▸ **Exercise**
In the material below, count the lines with the word "this" and state that number only.

▸ **Raw records**

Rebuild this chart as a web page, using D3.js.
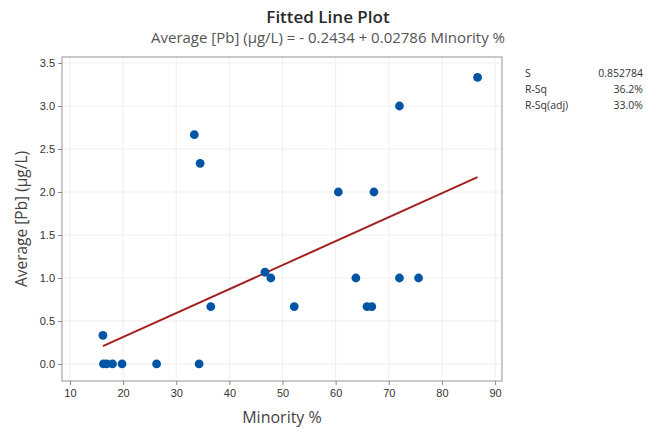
---
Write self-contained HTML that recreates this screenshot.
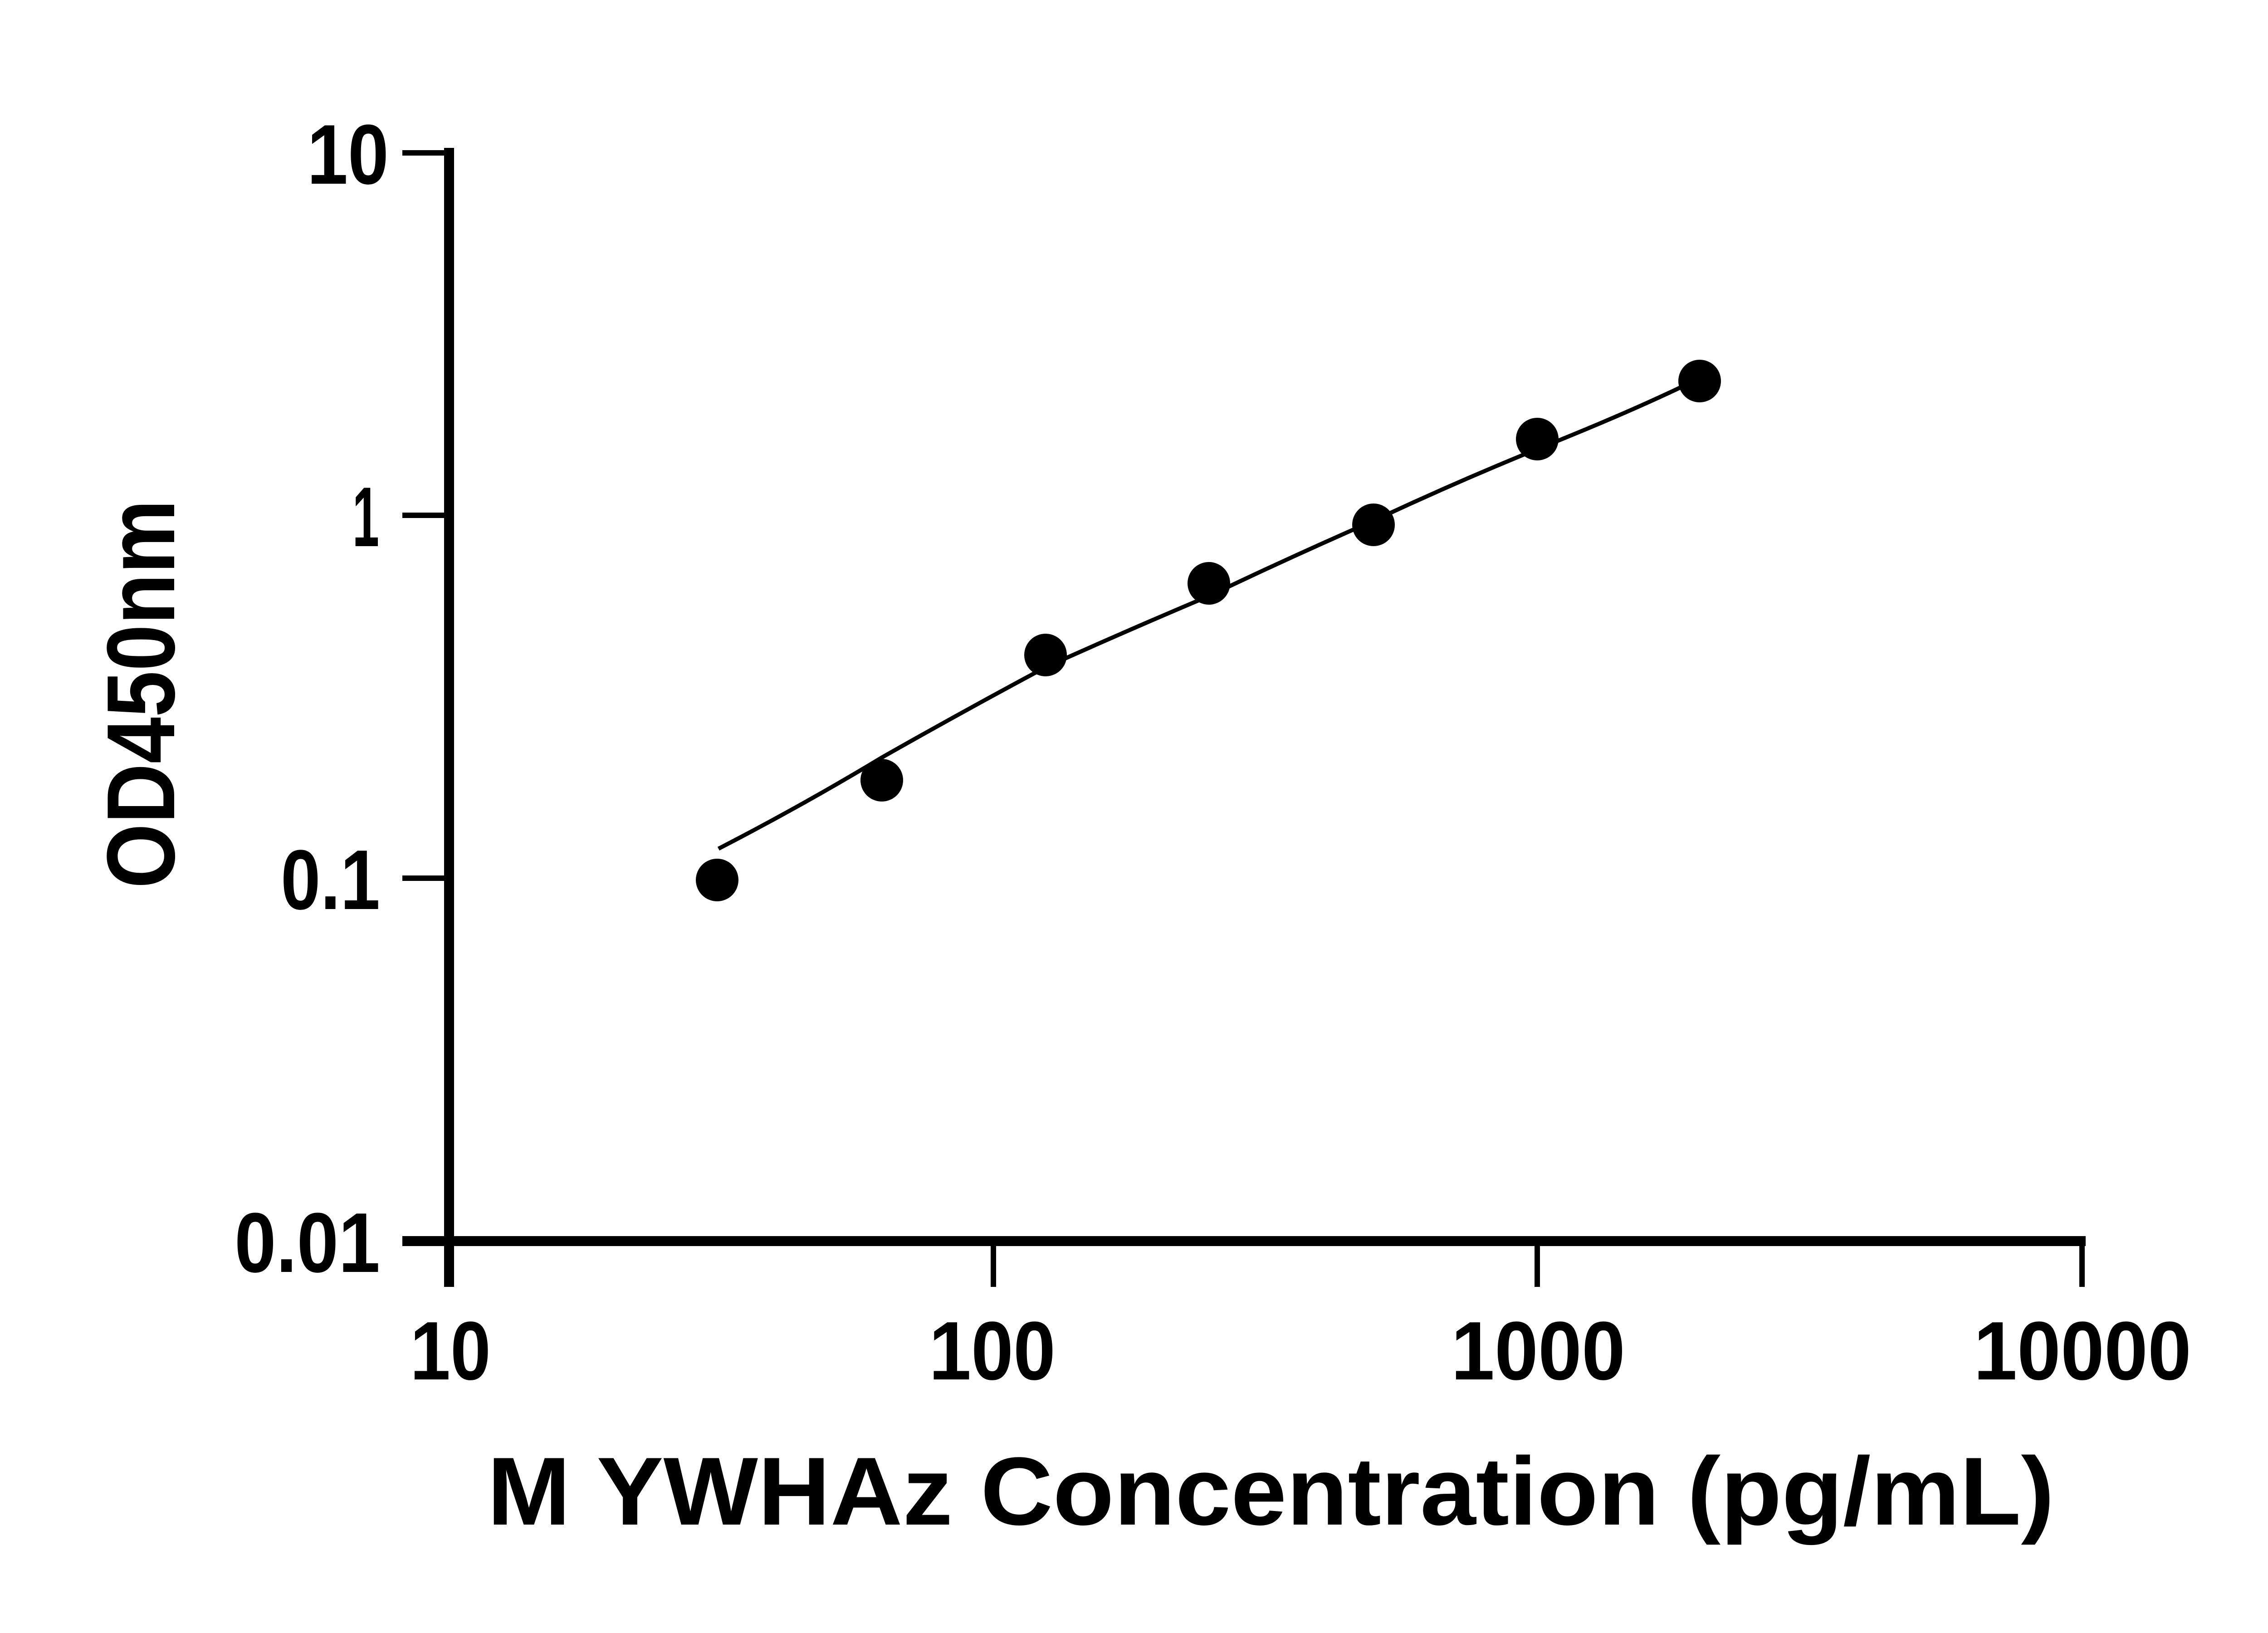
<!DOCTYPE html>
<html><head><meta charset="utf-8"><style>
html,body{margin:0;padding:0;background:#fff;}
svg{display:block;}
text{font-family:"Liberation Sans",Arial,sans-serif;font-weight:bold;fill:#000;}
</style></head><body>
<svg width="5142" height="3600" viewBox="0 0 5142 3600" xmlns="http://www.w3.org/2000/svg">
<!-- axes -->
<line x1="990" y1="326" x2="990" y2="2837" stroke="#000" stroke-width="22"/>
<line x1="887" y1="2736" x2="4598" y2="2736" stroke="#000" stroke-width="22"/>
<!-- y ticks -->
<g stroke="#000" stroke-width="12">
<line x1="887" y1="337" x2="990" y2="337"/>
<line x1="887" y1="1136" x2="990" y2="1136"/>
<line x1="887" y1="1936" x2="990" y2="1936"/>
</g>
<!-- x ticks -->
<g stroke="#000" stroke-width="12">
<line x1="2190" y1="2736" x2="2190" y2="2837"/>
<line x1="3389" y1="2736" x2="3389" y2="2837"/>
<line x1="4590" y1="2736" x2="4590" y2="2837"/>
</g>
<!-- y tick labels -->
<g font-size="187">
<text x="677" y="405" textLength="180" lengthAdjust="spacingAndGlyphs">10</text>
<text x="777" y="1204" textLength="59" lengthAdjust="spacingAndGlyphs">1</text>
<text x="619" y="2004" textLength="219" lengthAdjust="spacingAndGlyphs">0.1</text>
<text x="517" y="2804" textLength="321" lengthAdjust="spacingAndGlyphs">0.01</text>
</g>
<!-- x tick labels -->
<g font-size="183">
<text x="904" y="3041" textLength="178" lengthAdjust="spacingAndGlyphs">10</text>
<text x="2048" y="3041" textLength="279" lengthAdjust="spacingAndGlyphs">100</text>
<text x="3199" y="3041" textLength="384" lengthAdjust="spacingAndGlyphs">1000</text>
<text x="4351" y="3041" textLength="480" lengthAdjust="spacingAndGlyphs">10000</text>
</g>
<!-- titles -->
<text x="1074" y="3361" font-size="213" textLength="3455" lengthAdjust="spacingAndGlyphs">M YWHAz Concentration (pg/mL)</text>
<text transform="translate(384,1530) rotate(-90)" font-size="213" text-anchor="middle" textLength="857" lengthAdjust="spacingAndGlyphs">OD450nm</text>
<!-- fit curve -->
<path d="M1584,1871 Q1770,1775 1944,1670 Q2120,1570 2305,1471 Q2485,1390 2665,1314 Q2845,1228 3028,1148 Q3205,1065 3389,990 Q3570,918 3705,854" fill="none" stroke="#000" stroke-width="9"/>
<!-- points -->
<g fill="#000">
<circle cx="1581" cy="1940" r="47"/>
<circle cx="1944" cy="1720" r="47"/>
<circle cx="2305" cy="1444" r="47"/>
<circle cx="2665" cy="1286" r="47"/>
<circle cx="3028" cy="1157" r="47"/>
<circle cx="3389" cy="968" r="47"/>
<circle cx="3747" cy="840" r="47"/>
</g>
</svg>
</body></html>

▸ **The reply**
2